Aim> Copy every line that mentions the word "with".

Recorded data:

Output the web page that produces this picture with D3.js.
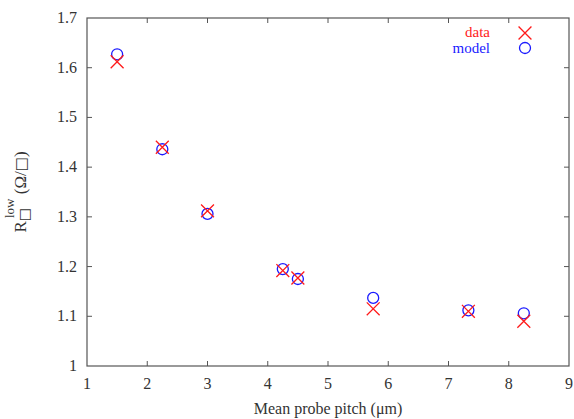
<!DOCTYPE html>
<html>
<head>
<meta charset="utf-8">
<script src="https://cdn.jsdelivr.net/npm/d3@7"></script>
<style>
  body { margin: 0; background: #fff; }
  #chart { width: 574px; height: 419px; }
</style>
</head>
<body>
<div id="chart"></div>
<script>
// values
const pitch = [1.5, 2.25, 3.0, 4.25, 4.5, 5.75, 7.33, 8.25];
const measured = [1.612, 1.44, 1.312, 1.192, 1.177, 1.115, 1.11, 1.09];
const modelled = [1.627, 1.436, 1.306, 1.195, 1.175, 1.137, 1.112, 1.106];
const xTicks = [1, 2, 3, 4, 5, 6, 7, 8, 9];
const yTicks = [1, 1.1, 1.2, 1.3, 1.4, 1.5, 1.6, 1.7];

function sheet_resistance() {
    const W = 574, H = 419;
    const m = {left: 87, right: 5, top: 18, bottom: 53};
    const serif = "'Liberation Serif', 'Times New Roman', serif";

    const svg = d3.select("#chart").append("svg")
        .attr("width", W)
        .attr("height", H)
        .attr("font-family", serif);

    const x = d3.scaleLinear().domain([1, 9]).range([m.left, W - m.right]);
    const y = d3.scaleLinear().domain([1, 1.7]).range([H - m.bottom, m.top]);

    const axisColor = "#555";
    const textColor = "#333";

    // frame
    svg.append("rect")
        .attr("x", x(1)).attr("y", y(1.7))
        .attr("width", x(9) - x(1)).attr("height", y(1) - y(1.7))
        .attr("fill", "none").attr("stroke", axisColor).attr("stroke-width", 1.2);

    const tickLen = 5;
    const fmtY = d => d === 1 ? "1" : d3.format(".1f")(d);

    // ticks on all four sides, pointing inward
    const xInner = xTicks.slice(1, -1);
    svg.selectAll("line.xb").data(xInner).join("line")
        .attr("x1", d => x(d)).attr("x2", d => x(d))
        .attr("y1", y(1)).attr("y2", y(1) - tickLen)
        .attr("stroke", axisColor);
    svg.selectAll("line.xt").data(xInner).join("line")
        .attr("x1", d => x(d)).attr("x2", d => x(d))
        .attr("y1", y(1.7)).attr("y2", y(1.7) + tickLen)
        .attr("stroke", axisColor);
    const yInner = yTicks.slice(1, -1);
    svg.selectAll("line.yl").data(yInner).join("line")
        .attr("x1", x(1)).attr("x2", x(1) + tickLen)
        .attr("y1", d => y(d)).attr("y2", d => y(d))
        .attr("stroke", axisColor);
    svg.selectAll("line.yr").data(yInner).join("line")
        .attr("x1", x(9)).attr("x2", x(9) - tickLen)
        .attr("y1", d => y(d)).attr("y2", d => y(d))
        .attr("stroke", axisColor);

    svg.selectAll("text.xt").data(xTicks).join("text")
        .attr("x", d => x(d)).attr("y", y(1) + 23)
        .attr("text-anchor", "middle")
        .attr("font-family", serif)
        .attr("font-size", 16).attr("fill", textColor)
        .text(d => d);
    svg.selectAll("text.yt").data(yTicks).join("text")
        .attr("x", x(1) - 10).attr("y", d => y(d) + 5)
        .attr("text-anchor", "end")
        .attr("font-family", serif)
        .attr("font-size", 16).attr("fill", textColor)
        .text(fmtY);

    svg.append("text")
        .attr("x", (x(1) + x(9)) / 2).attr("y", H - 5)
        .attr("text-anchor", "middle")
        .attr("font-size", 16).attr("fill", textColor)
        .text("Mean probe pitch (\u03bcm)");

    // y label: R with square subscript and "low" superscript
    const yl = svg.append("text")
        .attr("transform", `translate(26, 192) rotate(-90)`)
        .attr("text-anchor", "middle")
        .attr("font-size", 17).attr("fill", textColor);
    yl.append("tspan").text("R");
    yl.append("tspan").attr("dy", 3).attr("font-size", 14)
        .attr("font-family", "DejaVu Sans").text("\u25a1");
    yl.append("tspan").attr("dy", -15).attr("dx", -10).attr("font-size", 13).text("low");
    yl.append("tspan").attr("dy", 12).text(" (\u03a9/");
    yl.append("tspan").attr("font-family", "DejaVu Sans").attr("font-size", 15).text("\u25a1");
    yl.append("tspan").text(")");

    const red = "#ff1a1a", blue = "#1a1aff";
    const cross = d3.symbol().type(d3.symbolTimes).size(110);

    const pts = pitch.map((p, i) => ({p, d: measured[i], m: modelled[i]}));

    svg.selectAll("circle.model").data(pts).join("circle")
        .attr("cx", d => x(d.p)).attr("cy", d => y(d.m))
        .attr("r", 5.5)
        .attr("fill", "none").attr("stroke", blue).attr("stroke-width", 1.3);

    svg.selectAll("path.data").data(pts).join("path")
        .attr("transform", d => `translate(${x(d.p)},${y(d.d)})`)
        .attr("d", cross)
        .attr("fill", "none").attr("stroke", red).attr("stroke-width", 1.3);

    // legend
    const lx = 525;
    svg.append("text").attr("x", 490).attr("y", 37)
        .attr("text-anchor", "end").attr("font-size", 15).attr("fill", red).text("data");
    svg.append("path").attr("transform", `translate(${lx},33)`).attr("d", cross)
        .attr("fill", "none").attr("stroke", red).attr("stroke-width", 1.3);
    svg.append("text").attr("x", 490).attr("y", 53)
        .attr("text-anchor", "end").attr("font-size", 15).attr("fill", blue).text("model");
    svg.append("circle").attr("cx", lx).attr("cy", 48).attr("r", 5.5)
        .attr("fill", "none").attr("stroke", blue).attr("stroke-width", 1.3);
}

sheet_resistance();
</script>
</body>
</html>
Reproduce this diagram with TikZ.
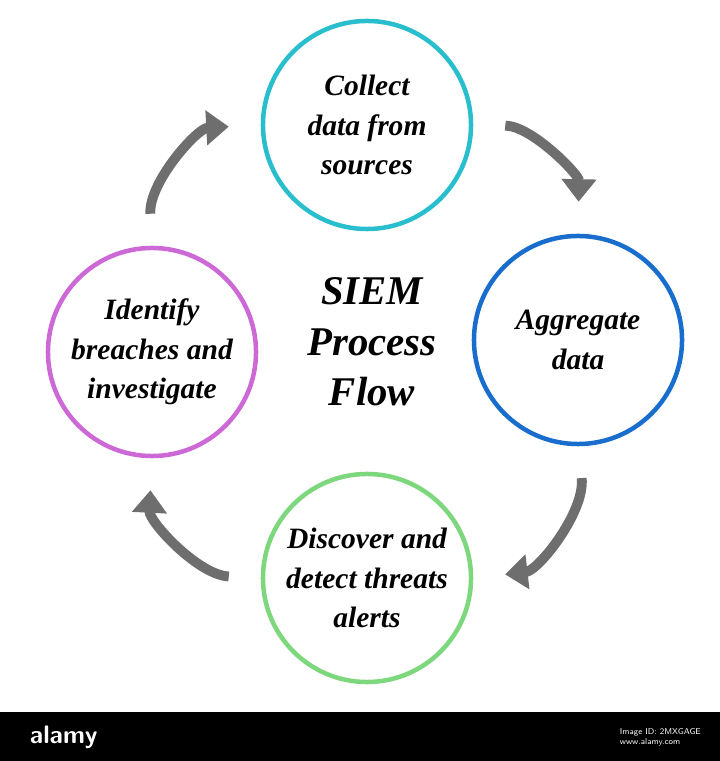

Answer to this problem>
Output the web page that produces this picture with D3.js.
    // y label: R with square subscript and "low" superscript
Reproduce this diagram with TikZ.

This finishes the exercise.